Financing Is Key For Achieving Sustainable Development Goals In Kiribati
(Tarawa, Kiribati) – Parliamentarians have a unique opportunity and constitutional responsibility to promote and monitor the implementation of the Sustainable Development Goals (SDGs). Staff and members of Kiribati Parliament engaged in a knowledge sharing session with their counterparts in other Pacific Island countries in Fiji, Solomon Islands and Tonga, to enhance their role in implementing the SDGs.
The two-day knowledge sharing session that concluded today was attended by all the members of the Kiribati Parliament and parliament staff. The session was jointly hosted by the Parliament of Kiribati and UN Development Programme (UNDP) with support from the Government of New Zealand. It was conducted as part of a series of capacity building activities which the Members of Kiribati's Parliament and UNDP have been jointly undertaking since the new Parliament's election in 2020.

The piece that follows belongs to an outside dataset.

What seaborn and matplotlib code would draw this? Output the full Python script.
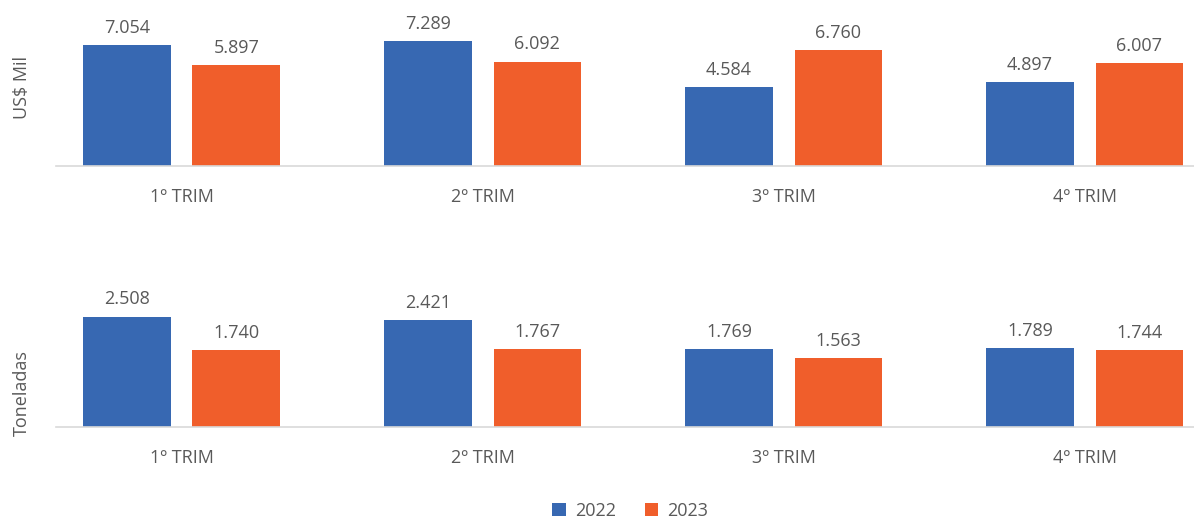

Madam Speaker of the Parliament of Kiribati Honourable Tangariki Reete opened the programme saying, “South-South knowledge exchange is an extremely effective way to learn from each other to enhance our role in SDGs implementation. This is an opportunity also to develop collaboration with different institutions and civil society at national and regional level.” She remarked that “Kiribati parliament is ready to play it’s legislative and oversight role for enhancing the implementation of SDGs”.
Underscoring the importance of SDGs, His Excellency Mr Paul Wallis, the New Zealand High Commissioner to Kiribati said, “The SDGs are the global blueprint for the development progress that we all wish to see. The SDGs expanded the global development agenda to include challenges that extend beyond national boundaries, like addressing climate change and stewardship of the world’s oceans. These issues are extremely important to Kiribati and the Pacific.”
Speaking during the workshop, Kevin Petrini, Deputy Resident Representative a.i., for UNDP Pacific Office in Fiji said that financing for SDGs was key towards achieving them in time. He added that “In the 2018 Voluntarily National Review, Kiribati identified financing for SDGs as a key challenge. Here, parliament’s power of budgetary approval will be highly relevant. As parliamentarians look at budgets every year, you can see if government is planning to invest adequate resources for the SDGs. You can also investigate if the approved budgets are spent as planned and achieving desired goals.”
2030 Agenda for Sustainable Development under Goal 16 targets “to strengthen public institutions, including parliament. We consider that public institutions are the key enablers for implementing the SDGs. All targets under SDGs are at the heart of parliament’s legislative, oversight and representative functions.”, he added
The sessions were assisted by experts from the region, including the Pacific Islands Forum Secretariat, the United Nations Economic and Social Commission for Asia and the Pacific (UNESCAP), UN WOMEN and UNDP.